Ranajor Singh Thapa anglicised as Ranjore Thapa (रणजोर सिंह थापा) was governor of Kumaun and Garhwal and commander of Jaithak Fort during Anglo-Nepalese war at Battle of Jaithak. He was born to General Bada Kaji Amar Singh Thapa. His brother Ranadhoj Thapa served as deputy to Prime Minister Bhimsen Thapa.

Ranajor Singh set up position at Jaithak overlooking Nahan. On the night of 25 December, British and Indian native sepoys climbed to get into better position to attack at Ranajor Singh's forces. Major Ludlow, who led the attack up the southern slope of the ridge, left the camp at midnight and came first upon the enemy. But the Nepalese thwarted British down the mountain side. Ludlow fell in with Ranajor Singh's outer picquet at three in the morning, at about a mile's distance from the point to be occupied.

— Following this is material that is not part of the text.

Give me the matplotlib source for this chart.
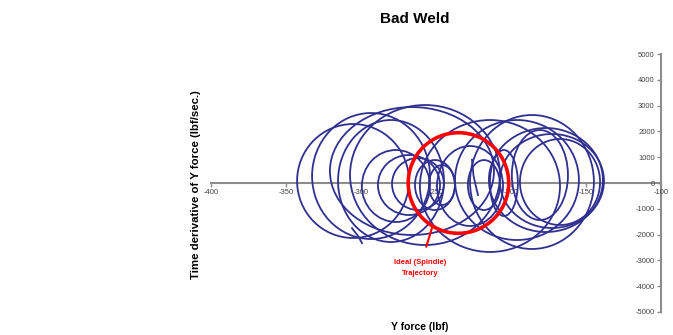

Major General Martindell ordered retreat and first war ended. When General Ochterlony came up with heavy forces and modern equipments, Nepalese were losing out. Badakaji Amar Singh Thapa was reluctant to surrender but then came the letter of fall of Almora by Governor of Kumaun, Bam Shah. Ranajor Singh lost connection completely from his father and from Central Nepal. He was hopelessly and rigidly defending the position. By the time Grand Old Man Bhakti Thapa and position of Almoda fell, his father had to surrender with no support from Capital Kathmandu. Ranajor Singh on second campaign linked up at Sindhuli Gadhi in support of his father.